The task: Retype the data exactly, from its first line to the line containing "plt.rcParams['axes.unicode_minus'] = False", including both, and skip any picture.

Stored data:
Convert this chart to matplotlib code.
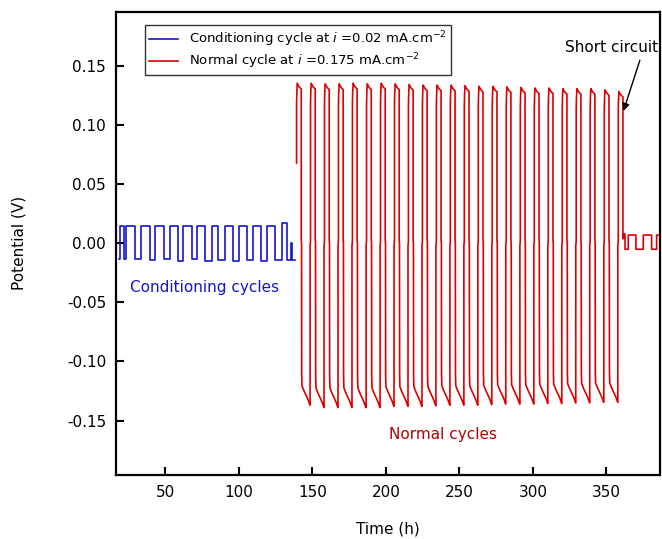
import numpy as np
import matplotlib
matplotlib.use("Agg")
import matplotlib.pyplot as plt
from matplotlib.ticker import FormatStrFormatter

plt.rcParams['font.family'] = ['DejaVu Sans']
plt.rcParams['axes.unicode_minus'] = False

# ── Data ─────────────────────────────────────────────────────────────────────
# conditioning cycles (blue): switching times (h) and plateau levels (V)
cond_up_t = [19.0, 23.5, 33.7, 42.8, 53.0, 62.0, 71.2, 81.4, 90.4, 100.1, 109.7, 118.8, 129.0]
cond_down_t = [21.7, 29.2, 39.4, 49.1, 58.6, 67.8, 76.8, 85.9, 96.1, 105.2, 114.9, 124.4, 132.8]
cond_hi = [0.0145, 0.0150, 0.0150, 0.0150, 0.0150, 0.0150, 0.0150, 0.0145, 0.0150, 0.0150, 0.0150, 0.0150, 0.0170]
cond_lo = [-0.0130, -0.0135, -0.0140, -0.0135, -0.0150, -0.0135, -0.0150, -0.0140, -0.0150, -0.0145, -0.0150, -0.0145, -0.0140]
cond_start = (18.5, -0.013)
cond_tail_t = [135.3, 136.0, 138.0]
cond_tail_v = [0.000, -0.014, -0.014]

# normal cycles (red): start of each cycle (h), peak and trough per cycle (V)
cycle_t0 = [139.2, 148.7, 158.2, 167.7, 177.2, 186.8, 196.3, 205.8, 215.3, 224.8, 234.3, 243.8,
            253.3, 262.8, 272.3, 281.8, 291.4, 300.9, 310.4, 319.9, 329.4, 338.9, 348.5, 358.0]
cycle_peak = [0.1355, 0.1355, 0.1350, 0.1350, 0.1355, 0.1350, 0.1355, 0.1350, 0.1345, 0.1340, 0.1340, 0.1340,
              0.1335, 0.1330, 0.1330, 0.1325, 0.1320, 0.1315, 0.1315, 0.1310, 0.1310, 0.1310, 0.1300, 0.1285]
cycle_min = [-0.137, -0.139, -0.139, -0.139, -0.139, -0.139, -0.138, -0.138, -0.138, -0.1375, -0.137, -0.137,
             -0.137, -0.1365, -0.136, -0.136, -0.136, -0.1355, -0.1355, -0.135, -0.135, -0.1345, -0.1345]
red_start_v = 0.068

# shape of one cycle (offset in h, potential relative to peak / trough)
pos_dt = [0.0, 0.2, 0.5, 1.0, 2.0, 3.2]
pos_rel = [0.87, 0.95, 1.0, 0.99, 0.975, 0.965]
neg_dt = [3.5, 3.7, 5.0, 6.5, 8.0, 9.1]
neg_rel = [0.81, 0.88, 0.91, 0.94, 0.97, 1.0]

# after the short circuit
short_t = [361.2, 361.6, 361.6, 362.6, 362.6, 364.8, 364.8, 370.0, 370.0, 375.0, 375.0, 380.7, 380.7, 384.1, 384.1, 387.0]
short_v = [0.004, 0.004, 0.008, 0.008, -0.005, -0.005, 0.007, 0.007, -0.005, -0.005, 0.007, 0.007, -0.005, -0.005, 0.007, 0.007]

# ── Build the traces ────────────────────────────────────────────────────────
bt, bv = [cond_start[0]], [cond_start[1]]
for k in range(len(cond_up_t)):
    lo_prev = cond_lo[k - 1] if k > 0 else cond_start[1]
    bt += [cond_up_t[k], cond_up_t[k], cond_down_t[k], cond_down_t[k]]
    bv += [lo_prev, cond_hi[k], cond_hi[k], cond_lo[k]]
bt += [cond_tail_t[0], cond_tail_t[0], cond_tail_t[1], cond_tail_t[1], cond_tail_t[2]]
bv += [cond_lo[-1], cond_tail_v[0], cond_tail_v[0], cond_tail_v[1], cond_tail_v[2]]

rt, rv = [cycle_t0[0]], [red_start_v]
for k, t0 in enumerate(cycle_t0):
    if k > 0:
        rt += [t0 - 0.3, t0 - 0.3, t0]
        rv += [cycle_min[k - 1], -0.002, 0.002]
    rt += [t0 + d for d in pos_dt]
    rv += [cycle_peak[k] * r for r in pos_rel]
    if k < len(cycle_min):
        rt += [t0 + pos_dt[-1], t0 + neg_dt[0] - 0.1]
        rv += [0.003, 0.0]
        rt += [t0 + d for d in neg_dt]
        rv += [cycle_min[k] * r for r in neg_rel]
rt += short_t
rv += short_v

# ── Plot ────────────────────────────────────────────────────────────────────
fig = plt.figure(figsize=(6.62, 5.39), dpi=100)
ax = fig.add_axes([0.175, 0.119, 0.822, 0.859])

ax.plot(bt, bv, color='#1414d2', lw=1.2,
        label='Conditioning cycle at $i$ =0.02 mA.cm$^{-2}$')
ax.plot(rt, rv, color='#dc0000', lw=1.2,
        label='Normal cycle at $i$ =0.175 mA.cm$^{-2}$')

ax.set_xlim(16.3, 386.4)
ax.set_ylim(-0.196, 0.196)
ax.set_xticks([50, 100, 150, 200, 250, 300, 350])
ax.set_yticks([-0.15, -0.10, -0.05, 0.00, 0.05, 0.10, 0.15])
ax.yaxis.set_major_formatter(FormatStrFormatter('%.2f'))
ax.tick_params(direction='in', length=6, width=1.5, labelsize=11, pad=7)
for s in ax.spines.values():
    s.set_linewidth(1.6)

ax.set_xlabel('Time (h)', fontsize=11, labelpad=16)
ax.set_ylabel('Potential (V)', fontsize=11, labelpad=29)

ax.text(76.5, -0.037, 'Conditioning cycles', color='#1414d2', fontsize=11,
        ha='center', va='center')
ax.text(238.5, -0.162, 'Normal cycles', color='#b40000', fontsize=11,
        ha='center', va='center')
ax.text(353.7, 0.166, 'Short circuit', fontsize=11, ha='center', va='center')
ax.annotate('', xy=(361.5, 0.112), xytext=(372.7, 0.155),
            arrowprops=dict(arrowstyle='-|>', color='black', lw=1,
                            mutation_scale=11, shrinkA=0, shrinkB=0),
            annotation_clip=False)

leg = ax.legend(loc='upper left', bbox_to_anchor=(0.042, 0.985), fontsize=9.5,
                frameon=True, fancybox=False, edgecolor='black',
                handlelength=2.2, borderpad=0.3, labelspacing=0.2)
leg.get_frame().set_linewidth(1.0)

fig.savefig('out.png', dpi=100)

Result below:
Convert this chart to matplotlib code.
import numpy as np
import matplotlib
matplotlib.use("Agg")
import matplotlib.pyplot as plt
from matplotlib.ticker import FormatStrFormatter

plt.rcParams['font.family'] = ['DejaVu Sans']
plt.rcParams['axes.unicode_minus'] = False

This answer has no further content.